- [Stored data]

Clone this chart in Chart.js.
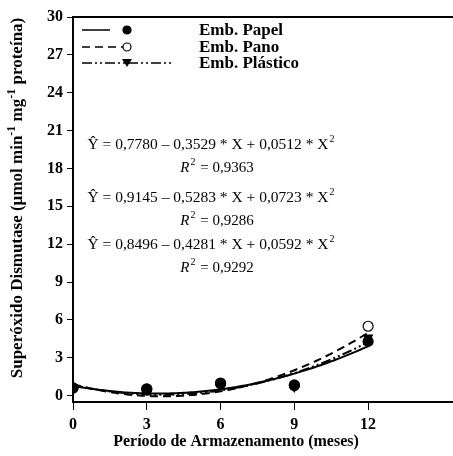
<!DOCTYPE html>
<html>
<head>
<meta charset="utf-8">
<script src="https://cdn.jsdelivr.net/npm/chart.js@4/dist/chart.umd.min.js"></script>
<style>
  html, body { margin: 0; padding: 0; background: #fff; overflow: hidden; }
  #wrap { width: 453px; height: 456px; position: relative; }
</style>
</head>
<body>
<div id="wrap"><canvas id="c"></canvas></div>
<script>
// Storage months
const months = [0, 3, 6, 9, 12];
// Observed SOD activity per packaging
const papel = [0.62, 0.55, 0.95, 0.80, 4.30];
const pano = [0.60, 0.50, 1.00, 0.85, 5.50];
const plastico = [0.58, 0.45, 0.90, 0.70, 4.60];
// Quadratic fits (b0, b1, b2) and R²
const fitPapel = [0.7780, -0.3529, 0.0512];
const fitPano = [0.9145, -0.5283, 0.0723];
const fitPlastico = [0.8496, -0.4281, 0.0592];
const r2 = ['0,9363', '0,9286', '0,9292'];
const yTicks = [0, 3, 6, 9, 12, 15, 18, 21, 24, 27, 30];
const xTicks = [0, 3, 6, 9, 12];
const seriesNames = ['Emb. Papel', 'Emb. Pano', 'Emb. Plástico'];
const xTitle = 'Período de Armazenamento (meses)';

const SERIF = '"Liberation Serif", "Times New Roman", serif';

function curve(c) {
  const pts = [];
  for (let i = 0; i <= 120; i++) {
    const x = i / 10;
    pts.push({ x, y: c[0] + c[1] * x + c[2] * x * x });
  }
  return pts;
}
const pairs = (ys) => months.map((m, i) => ({ x: m, y: ys[i] }));

const dashes = [[], [8, 5], [10, 3, 2, 3, 2, 3]];

const lineDs = (data, dash) => ({
  type: 'line', data, borderColor: '#000', borderWidth: 2, borderDash: dash,
  pointRadius: 0, fill: false, tension: 0, order: 1
});
const ptDs = (data, style, bg, rot) => ({
  type: 'scatter', data, pointStyle: style, pointRadius: 5, pointBackgroundColor: bg,
  pointBorderColor: '#000', pointBorderWidth: 1.2, pointRotation: rot || 0, order: 2
});

function fmt(v) { return v.toFixed(4).replace('.', ','); }

const decor = {
  id: 'decor',
  afterDraw(chart) {
    const ctx = chart.ctx;
    const a = chart.chartArea;
    const yAxisBottom = chart.scales.x.top;
    ctx.save();
    // top frame line and x-axis line run to the edge
    ctx.strokeStyle = '#000';
    ctx.lineWidth = 2;
    ctx.beginPath();
    ctx.moveTo(a.left - 1, a.top);
    ctx.lineTo(chart.width, a.top);
    ctx.moveTo(a.left - 1, yAxisBottom);
    ctx.lineTo(chart.width, yAxisBottom);
    ctx.stroke();

    // x axis title
    ctx.fillStyle = '#000';
    ctx.font = 'bold 16px ' + SERIF;
    ctx.textAlign = 'center';
    ctx.textBaseline = 'middle';
    ctx.fillText(xTitle, 236, 442);

    // legend
    const rows = [30, 47, 63];
    const lineEnd = [110, 123, 172];
    rows.forEach((y, i) => {
      ctx.lineWidth = 1.5;
      ctx.setLineDash(dashes[i]);
      ctx.beginPath();
      ctx.moveTo(82, y);
      ctx.lineTo(lineEnd[i], y);
      ctx.stroke();
      ctx.setLineDash([]);
      ctx.beginPath();
      if (i === 2) {
        ctx.moveTo(122, y - 4); ctx.lineTo(132, y - 4); ctx.lineTo(127, y + 4);
        ctx.closePath(); ctx.fillStyle = '#000'; ctx.fill();
      } else {
        ctx.arc(127, y, 4, 0, Math.PI * 2);
        ctx.fillStyle = i === 0 ? '#000' : '#fff';
        ctx.fill();
        ctx.lineWidth = 1.2; ctx.stroke();
      }
      ctx.fillStyle = '#000';
      ctx.textAlign = 'left';
      ctx.font = 'bold 17px ' + SERIF;
      ctx.fillText(seriesNames[i], 199, y + 1);
    });

    // regression equations
    const fits = [fitPapel, fitPano, fitPlastico];
    const eqY = [145, 198, 245];
    fits.forEach((c, i) => {
      const y = eqY[i];
      ctx.font = '15.5px ' + SERIF;
      ctx.textAlign = 'left';
      const s = 'Ŷ = ' + fmt(c[0]) + ' – ' + fmt(-c[1]) + ' * X + ' + fmt(c[2]) + ' * X';
      const w = ctx.measureText(s).width;
      const x0 = 211 - (w + 6) / 2;
      ctx.fillText(s, x0, y);
      ctx.font = '10px ' + SERIF;
      ctx.fillText('2', x0 + w + 1, y - 6);
      // R² line
      const yr = y + 23;
      ctx.font = 'italic 15px ' + SERIF;
      const rw = ctx.measureText('R').width;
      ctx.font = '15px ' + SERIF;
      const rest = ' = ' + r2[i];
      const restW = ctx.measureText(rest).width;
      const total = rw + 7 + restW;
      const rx = 217 - total / 2;
      ctx.font = 'italic 15px ' + SERIF;
      ctx.fillText('R', rx, yr);
      ctx.font = '10px ' + SERIF;
      ctx.fillText('2', rx + rw + 1, yr - 6);
      ctx.font = '15px ' + SERIF;
      ctx.fillText(rest, rx + rw + 7, yr);
    });

    // y axis title with superscripts
    ctx.translate(17, 198);
    ctx.rotate(-Math.PI / 2);
    const parts = [
      ['Superóxido Dismutase (µmol min', false],
      ['-1', true],
      [' mg', false],
      ['-1', true],
      [' proteína)', false]
    ];
    const big = 'bold 17px ' + SERIF, small = 'bold 12px ' + SERIF;
    let tw = 0;
    parts.forEach(p => { ctx.font = p[1] ? small : big; tw += ctx.measureText(p[0]).width; });
    let px = -tw / 2;
    ctx.textAlign = 'left';
    ctx.textBaseline = 'middle';
    parts.forEach(p => {
      ctx.font = p[1] ? small : big;
      ctx.fillText(p[0], px, p[1] ? -5 : 1);
      px += ctx.measureText(p[0]).width;
    });
    ctx.restore();
  }
};

new Chart(document.getElementById('c'), {
  data: {
    datasets: [
      lineDs(curve(fitPapel), dashes[0]),
      lineDs(curve(fitPano), dashes[1]),
      lineDs(curve(fitPlastico), dashes[2]),
      ptDs(pairs(papel), 'circle', '#000'),
      ptDs(pairs(pano), 'circle', '#fff'),
      ptDs(pairs(plastico), 'triangle', '#000', 180)
    ]
  },
  options: {
    responsive: true,
    maintainAspectRatio: false,
    animation: false,
    layout: { padding: { top: 17, right: 0, left: 0, bottom: 0 } },
    plugins: { legend: { display: false }, tooltip: { enabled: false } },
    scales: {
      x: {
        type: 'linear', min: 0, max: 15.2,
        afterBuildTicks: s => { s.ticks = xTicks.map(v => ({ value: v })); },
        afterFit: s => { s.height = 54; },
        grid: { drawOnChartArea: false, tickLength: 8, color: '#000', tickWidth: 1 },
        border: { display: true, color: '#000', width: 2 },
        ticks: { color: '#000', font: { family: SERIF, size: 16, weight: 'bold' }, padding: 5, maxRotation: 0 }
      },
      y: {
        type: 'linear', min: -0.5, max: 30,
        afterBuildTicks: s => { s.ticks = yTicks.map(v => ({ value: v })); },
        afterFit: s => { s.width = 73; },
        grid: { drawOnChartArea: false, tickLength: 6, color: '#000', tickWidth: 1 },
        border: { display: true, color: '#000', width: 2 },
        ticks: { color: '#000', font: { family: SERIF, size: 16, weight: 'bold' }, padding: 4 }
      }
    }
  },
  plugins: [decor]
});
</script>
</body>
</html>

- [Set problem]
Transcribe the opening line of the listing above, please, and every line after it through the line with "3, 2, 3, 2, 3]];", word for word, without pictures.

- [The solution]
Clone this chart in Chart.js.
<!DOCTYPE html>
<html>
<head>
<meta charset="utf-8">
<script src="https://cdn.jsdelivr.net/npm/chart.js@4/dist/chart.umd.min.js"></script>
<style>
  html, body { margin: 0; padding: 0; background: #fff; overflow: hidden; }
  #wrap { width: 453px; height: 456px; position: relative; }
</style>
</head>
<body>
<div id="wrap"><canvas id="c"></canvas></div>
<script>
// Storage months
const months = [0, 3, 6, 9, 12];
// Observed SOD activity per packaging
const papel = [0.62, 0.55, 0.95, 0.80, 4.30];
const pano = [0.60, 0.50, 1.00, 0.85, 5.50];
const plastico = [0.58, 0.45, 0.90, 0.70, 4.60];
// Quadratic fits (b0, b1, b2) and R²
const fitPapel = [0.7780, -0.3529, 0.0512];
const fitPano = [0.9145, -0.5283, 0.0723];
const fitPlastico = [0.8496, -0.4281, 0.0592];
const r2 = ['0,9363', '0,9286', '0,9292'];
const yTicks = [0, 3, 6, 9, 12, 15, 18, 21, 24, 27, 30];
const xTicks = [0, 3, 6, 9, 12];
const seriesNames = ['Emb. Papel', 'Emb. Pano', 'Emb. Plástico'];
const xTitle = 'Período de Armazenamento (meses)';

const SERIF = '"Liberation Serif", "Times New Roman", serif';

function curve(c) {
  const pts = [];
  for (let i = 0; i <= 120; i++) {
    const x = i / 10;
    pts.push({ x, y: c[0] + c[1] * x + c[2] * x * x });
  }
  return pts;
}
const pairs = (ys) => months.map((m, i) => ({ x: m, y: ys[i] }));

const dashes = [[], [8, 5], [10, 3, 2, 3, 2, 3]];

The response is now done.